Start

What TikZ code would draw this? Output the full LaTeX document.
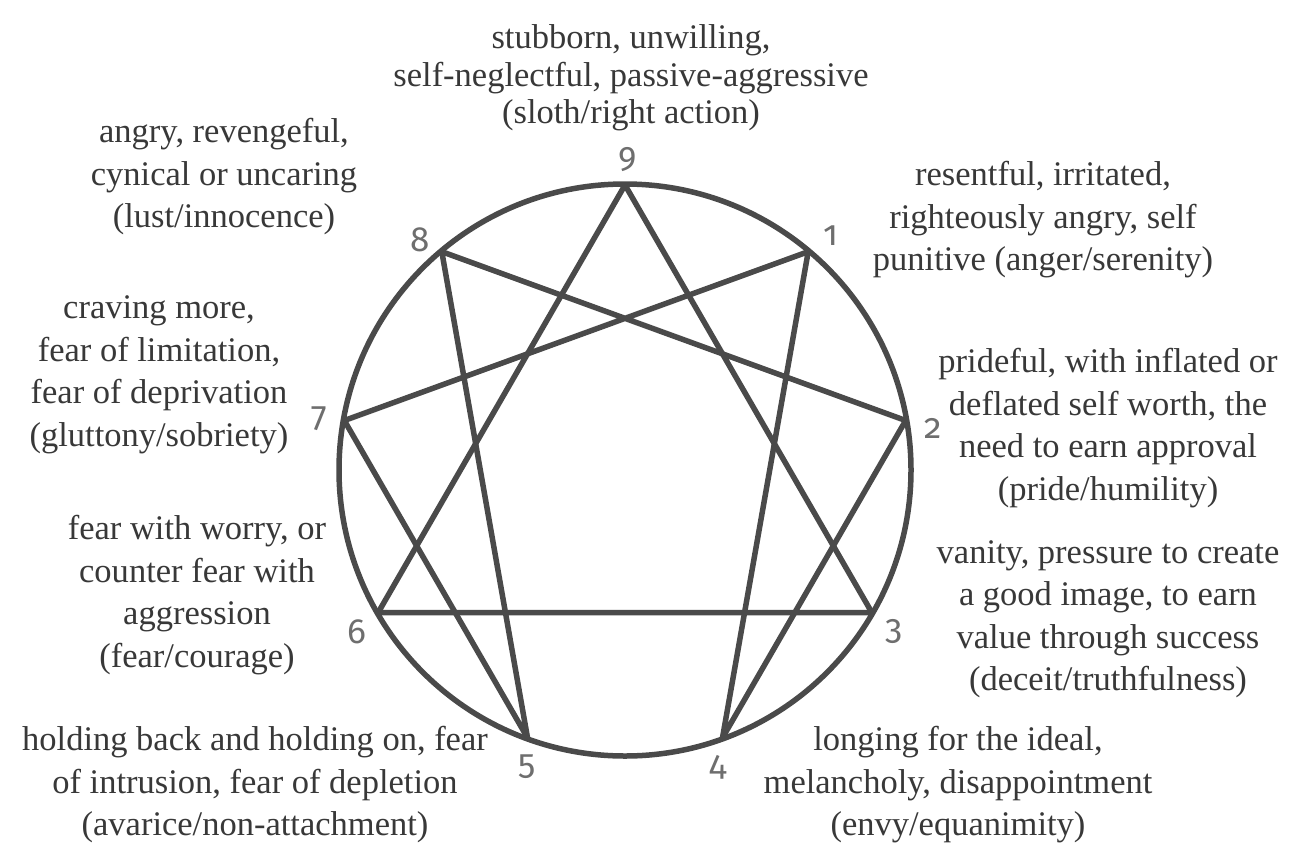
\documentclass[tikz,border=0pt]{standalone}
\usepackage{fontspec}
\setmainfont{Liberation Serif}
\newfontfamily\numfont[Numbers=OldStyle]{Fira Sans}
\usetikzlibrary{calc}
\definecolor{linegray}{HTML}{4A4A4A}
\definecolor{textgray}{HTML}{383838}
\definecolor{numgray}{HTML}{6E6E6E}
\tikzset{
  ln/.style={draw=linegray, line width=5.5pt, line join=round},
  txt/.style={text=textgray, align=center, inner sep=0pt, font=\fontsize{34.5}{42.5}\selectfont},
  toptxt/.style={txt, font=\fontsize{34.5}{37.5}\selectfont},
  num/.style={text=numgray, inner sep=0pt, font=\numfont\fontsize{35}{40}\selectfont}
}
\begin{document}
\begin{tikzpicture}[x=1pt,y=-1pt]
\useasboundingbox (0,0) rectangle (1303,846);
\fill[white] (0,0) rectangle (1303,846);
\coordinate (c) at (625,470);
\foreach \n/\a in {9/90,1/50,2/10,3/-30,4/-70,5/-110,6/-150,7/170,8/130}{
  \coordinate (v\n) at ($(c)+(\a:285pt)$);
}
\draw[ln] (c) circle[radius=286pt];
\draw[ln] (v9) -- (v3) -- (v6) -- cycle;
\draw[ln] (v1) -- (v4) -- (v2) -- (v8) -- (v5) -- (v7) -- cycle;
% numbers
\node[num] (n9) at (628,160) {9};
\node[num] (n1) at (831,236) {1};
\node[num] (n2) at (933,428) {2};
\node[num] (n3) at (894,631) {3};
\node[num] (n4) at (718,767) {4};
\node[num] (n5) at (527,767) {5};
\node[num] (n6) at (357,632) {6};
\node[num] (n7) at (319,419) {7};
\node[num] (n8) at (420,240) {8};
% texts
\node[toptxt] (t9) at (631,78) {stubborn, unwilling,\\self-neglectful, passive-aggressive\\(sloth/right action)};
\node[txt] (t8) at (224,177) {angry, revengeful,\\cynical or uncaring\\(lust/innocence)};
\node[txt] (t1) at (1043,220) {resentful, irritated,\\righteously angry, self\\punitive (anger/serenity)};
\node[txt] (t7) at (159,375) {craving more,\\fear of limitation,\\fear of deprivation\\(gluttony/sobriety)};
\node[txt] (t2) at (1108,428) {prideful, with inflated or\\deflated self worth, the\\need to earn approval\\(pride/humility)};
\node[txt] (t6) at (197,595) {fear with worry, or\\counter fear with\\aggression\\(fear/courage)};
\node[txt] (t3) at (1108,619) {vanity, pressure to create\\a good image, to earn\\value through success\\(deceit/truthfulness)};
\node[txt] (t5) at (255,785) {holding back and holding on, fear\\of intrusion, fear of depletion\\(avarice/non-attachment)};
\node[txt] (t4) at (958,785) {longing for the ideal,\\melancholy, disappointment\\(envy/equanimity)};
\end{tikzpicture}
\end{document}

End

WRITTEN INSTRUCTION: Find all lines with "draw" in them and copy each one.

COMPLETED EXERCISE:
What TikZ code would draw this? Output the full LaTeX document.
  ln/.style={draw=linegray, line width=5.5pt, line join=round},
\draw[ln] (c) circle[radius=286pt];
\draw[ln] (v9) -- (v3) -- (v6) -- cycle;
\draw[ln] (v1) -- (v4) -- (v2) -- (v8) -- (v5) -- (v7) -- cycle;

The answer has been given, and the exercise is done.